Ines of my Soul
By Isabel Allende Fourth Estate, 22.99, 313pps
WHEN well-established writers want to test themselves by doing something a little more ambitious, historical fiction seems to be the first place they turn. It worked for Colm Toibin with The Master but whether it will work for Isabel Allende with this her 12th book is not so certain.
Ines of my Soul tells the story of Ines Suarez, a real historical figure (Dona Ines Suarez, 1507. . .1580) who took part in the founding of Chile. The story is told in the first person by Ines, now an old woman looking back on her eventful life.
Having spent her childhood in Spain, brought up in the knowledge that she would never marry because her family were too poor to afford a dowry for her, she faced a life of tatting. Then she met Juan and rumours spread that she was doing dark things in dark corners, which left her family no choice but to allow her to marry before she disgraced them.
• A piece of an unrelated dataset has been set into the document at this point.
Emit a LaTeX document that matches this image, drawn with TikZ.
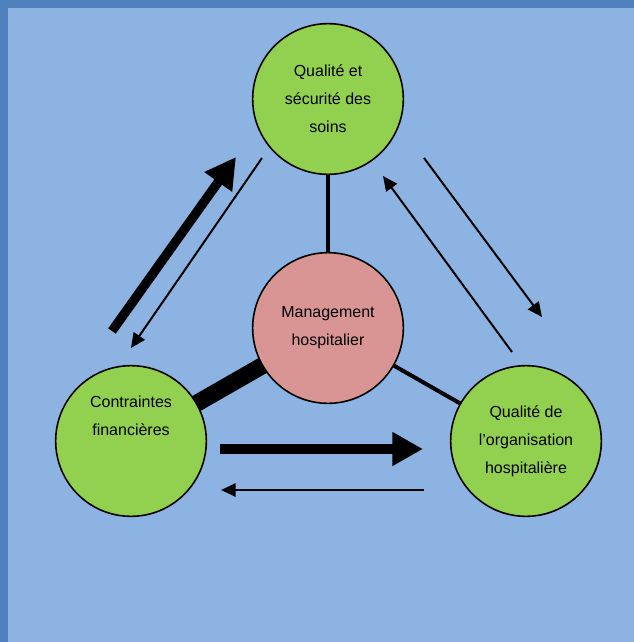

When Juan disappears to the New World, Ines follows him but ends up embarking on a passionate affair with the conqueror Don Pedro de Valdivia.
It can be risky to take a real person from history and dress them up in your own thoughts and feelings. It is clear that Allende greatly admires her protagonist, who is painted as a passionate and heroic figure and on this level this is not only a historical work but a feminist tribute to a woman who, as Allende writes in her author's note, has been "nearly ignored by historians for more than 400 years".
The first 100 pages of Ines of my Soul are quite dense, packed with historical detail setting the background.
Allende has been respectful to history, perhaps a little too much so because the book has a restrained, conservative tone that often does not match with the passion exhibited by its protagonist.
The subject matter of war, cannibalism, love, lust and greed is naturally enthralling, but the detailed passages on gruesome conquests and bloody war tend to drag on and read more like passages from a history book than as part of a fluid story. There is a sense of compromise here, of Allende deferring to history above all.
There is no questioning Allende's talent.
She is an impressive writer and a wonderful storyteller with an unusual ability to absorb the reader. But when her style is constrained by the necessary historical minutiae of ancient wars and civilizations, the story feels a little fettered, its flow not as strident as it should be.
Still, when Allende gets into her stride, there is no bettering her and the reader can bask in the feeling of being told a good, oldfashioned story by a master storyteller. If Allende was less reverent to history, and more loyal to her storytelling, this would have been a better book.